Eppure l’agenda Draghi sembra essere rimasta sostanzialmente lettera morta.

Di fatto è stata disattesa. Solo l’11% del suo rapporto è stato accolto dalla Commissione. E questo mentre è in corso una riorganizzazione dei sistemi internazionali sul piano tecnologico. L’Europa oggi non ha un’economia in grado di competere all’esterno del proprio perimetro.

La tecnologia come secondo pilastro strategico.

Assolutamente. L’alta tecnologia è il settore chiave e strategico.
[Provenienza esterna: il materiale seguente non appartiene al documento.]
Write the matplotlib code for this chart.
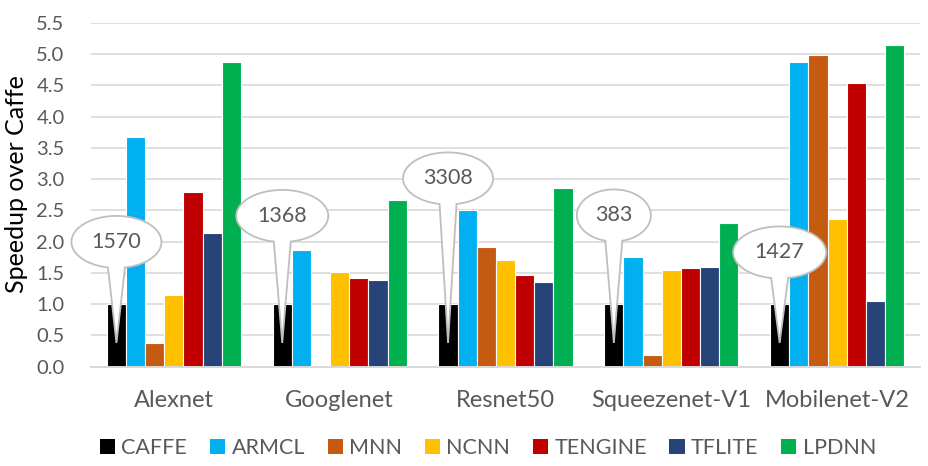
import numpy as np
import matplotlib
matplotlib.use("Agg")
import matplotlib.pyplot as plt
from matplotlib.patches import Patch, PathPatch
from matplotlib.path import Path
from matplotlib.transforms import ScaledTranslation

plt.rcParams['font.family'] = ['Lato', 'DejaVu Sans']

categories = ['Alexnet', 'Googlenet', 'Resnet50', 'Squeezenet-V1', 'Mobilenet-V2']
series_names = ['CAFFE', 'ARMCL', 'MNN', 'NCNN', 'TENGINE', 'TFLITE', 'LPDNN']
caffe   = [1.00, 1.00, 1.00, 1.00, 1.00]
armcl   = [3.67, 1.86, 2.50, 1.76, 4.87]
mnn     = [0.38, np.nan, 1.92, 0.19, 4.98]
ncnn    = [1.15, 1.52, 1.70, 1.54, 2.36]
tengine = [2.80, 1.42, 1.47, 1.58, 4.53]
tflite  = [2.13, 1.38, 1.35, 1.60, 1.05]
lpdnn   = [4.87, 2.66, 2.86, 2.29, 5.15]
series_values = [caffe, armcl, mnn, ncnn, tengine, tflite, lpdnn]
colors = ['#000000', '#00B0F0', '#C55A11', '#FFC000', '#C00000', '#264478', '#00B050']

callout_labels = ['1570', '1368', '3308', '383', '1427']
callout_tip_value = 0.38

W, H = 929, 466
fig = plt.figure(figsize=(W / 100, H / 100), dpi=100)
ax = fig.add_axes([91 / W, (H - 366.7) / H, (920 - 91) / W, (366.7 - 22.7) / H])

bw = 0.1155
x = np.arange(len(categories))
for j, (name, vals, c) in enumerate(zip(series_names, series_values, colors)):
    ax.bar(x + (j - 3) * bw, vals, width=bw, color=c, edgecolor='white',
           linewidth=0.8, label=name, zorder=2)

ax.set_xlim(-0.5, len(categories) - 0.5)
ax.set_ylim(0, 5.5)
ax.set_yticks(np.arange(0, 5.51, 0.5))
ax.set_yticklabels([f'{v:.1f}' for v in np.arange(0, 5.51, 0.5)])
ax.set_xticks(x)
ax.set_xticklabels(categories)
ax.grid(axis='y', color='#D9D9D9', linewidth=1.2, zorder=0)
ax.set_axisbelow(True)
for s in ['top', 'right', 'left']:
    ax.spines[s].set_visible(False)
ax.spines['bottom'].set_color('#D9D9D9')
ax.spines['bottom'].set_linewidth(1.4)
ax.tick_params(axis='y', length=0, pad=19, labelsize=14.5, labelcolor='#595959')
ax.tick_params(axis='x', length=0, pad=17, labelsize=17, labelcolor='#595959')

fig.text(17 / W, (H - 184) / H, 'Speedup over Caffe', rotation=90,
         ha='center', va='center', fontsize=18, color='black')

# callouts
ell_up = [101, 127, 164.5, 127.5, 90.5]
ell_w = [90, 92, 90, 74, 93]
ell_h = 52
for i, lab in enumerate(callout_labels):
    cx = x[i] - 3 * bw
    tr = fig.dpi_scale_trans + ScaledTranslation(cx, callout_tip_value, ax.transData)
    a = ell_w[i] / 2 / 100
    b = ell_h / 2 / 100
    cy = ell_up[i] / 100
    hw = 8.5 / 100
    d = np.arcsin(hw / a)
    start = -np.pi / 2 + d
    end = 3 * np.pi / 2 - d
    th = np.linspace(start, end, 200)
    pts = [(a * np.cos(t), cy + b * np.sin(t)) for t in th]
    pts.append((0, 0))
    pts.append(pts[0])
    codes = [Path.MOVETO] + [Path.LINETO] * (len(pts) - 2) + [Path.CLOSEPOLY]
    p = PathPatch(Path(pts, codes), facecolor='white', edgecolor='#BFBFBF',
                  linewidth=1.3, transform=tr, zorder=5, clip_on=False)
    ax.add_patch(p)
    ax.text(0, cy, lab, transform=tr, ha='center', va='center',
            fontsize=15.5, color='#595959', zorder=6)

handles = [Patch(facecolor=c, edgecolor='none') for c in colors]
fig.legend(handles, series_names, loc='center', bbox_to_anchor=(488 / W, (H - 448) / H),
           ncol=7, frameon=False, fontsize=15.5, handlelength=0.7, handleheight=0.7,
           handletextpad=0.3, columnspacing=1.05, labelcolor='#595959', borderaxespad=0)

fig.savefig('out.png', dpi=100)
Non possiamo lasciare il suo controllo ad americani e cinesi. Qui è in gioco non solo la competitività economica, ma il funzionamento stesso delle democrazie. Se non costruiamo un modello europeo sull’alta tecnologia, saremo soggiogati.

Cosa tiene insieme difesa e tecnologia?

Un sistema fiscale europeo che garantisca risorse autonome per investimenti collettivi. Senza questo, ogni progetto è destinato a fallire. Oggi Ursula ha promosso un’industria della difesa su base sostanzialmente nazionale, che va in direzione opposta.

Che ruolo può giocare l’Italia in questo scenario?

Un ruolo enorme. L’Italia è il più piccolo dei grandi e il più grande dei piccoli: una posizione ideale per favorire la sovranazionalizzazione della difesa e della tecnologia. Potrebbe esercitare un ruolo degasperiano.

Cosa intende per “ruolo degasperiano”?

Un governo capace di aprirsi all’opposizione per costruire un progetto di difesa europea con forti elementi sovranazionali. Torniamo idealmente al 1952: una 28esima unità di difesa internazionale, con comando centrale e controllo politico delle istituzioni comunitarie.

Un’occasione storica, dunque.

Sì, e dobbiamo uscire dalla paura di essere sommersi da francesi e tedeschi. Molto dipenderà dalla politica. Personalmente, non vedo alternative credibili: Mario Draghi dovrebbe guidare questa fase, anche alla guida della Commissione europea.